But now it can seem overwhelming: intense competition for talent on a globally flat playing field; our US education system moving too slowly to meet the rising demands for high-skilled jobs in the technical and service sectors; many graduates often lacking in workplace basics like effective teamwork skills, oral and written presentation skills, and the self-direction to manage one's own learning and work.

Add to this an economic landscape vacillating toward an uncertain future: Manufacturing jobs constantly being offshored; service work on a steep rise, with more being outsourced; much more work demanding complex thinking and creative tinkering; high-tech tools used in almost all lines of work; never-before-seen jobs emerging in brand new industries; and practically everything becoming global - - global corporations, global products, global supply chains, global online marketing and sales, global customers, and, to make matters even worse, a slow climb out of a deep global recession where there are just fewer jobs to be had.

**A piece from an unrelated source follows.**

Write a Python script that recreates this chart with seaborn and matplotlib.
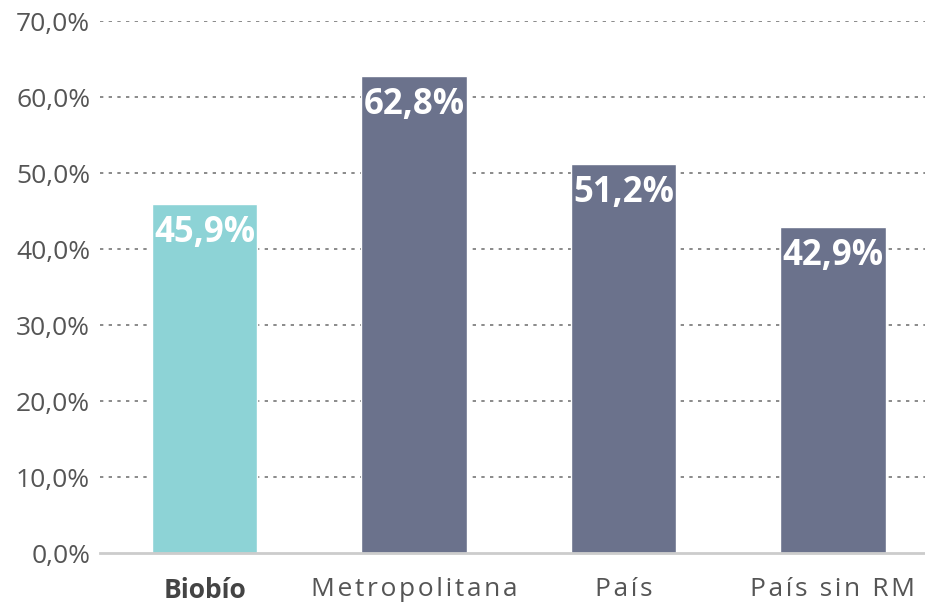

Across the globe, work is becoming increasingly bi-polar with jobs sorting out into two clusters -a low-wage, lower-skilled, routine work cluster, going to the lowest global bidder qualified to do the work, and increasingly to automation; and a fast growing, high-paying, creative work cluster requiring a combination of complex technical skills like problem-solving and critical thinking, and strong people skills like collaboration and clear communication, as illustrated here:

2010-11-23-chart1.jpg

Source: "Tough Choices or Tough Times" 2007, National center on education and the economy

The demand for non-routine skills is rising fast, as the need for routine and manual skills falls:

2010-11-23-chart2.jpg

Indeed, in several surveys, employers list both basic and complex skill sets that are often lacking in the available pool of job candidates:

2010-11-23-chart3.jpg

When business managers were asked, "Has your organization identified these skills as priorities for employee development, talent management, and succession planning?", the overwhelming majority responding to an American Management Association survey agreed that critical thinking, communicating, collaborating and creativity are essential skills for good managers:

2010-11-23-chart4.jpg

So what is being done to ensure that our workforce is skilled for 21st century success and our education pipeline is flowing with students skilled and work-ready?

Fortunately a global educational movement is in play, often called the "21st century skills" movement, that is helping move schools closer to learning designs that better prepare students for success in learning, work and life.

From Singapore to Sydney, Helsinki to Hong Kong, and the United Kingdom to the United States, schools are innovating learning as their students learn how to innovate.

One leading organization in that movement, the Partnership for 21st Century Skills (P21), has created a framework that identifies the key skills for success:

Learning & Innovation Skills
  • Critical Thinking & Problem Solving
  • Creativity & InnovationCommunication
  • Collaboration
Information, Media & Technology Skills
  • Information Literacy
  • Media Literacy
  • Information and Communications Technology (ICT) Literacy
Life & Career Skills
  • Flexibility & Adaptability
  • Initiative & Self-direction
  • Social and Cross-cultural Skills
  • Productivity & Accountability
  • Leadership & Responsibility

As a result, 16 U.S. States already have adopted this P21 framework and are working hard to transform their schools into 21st century learning environments.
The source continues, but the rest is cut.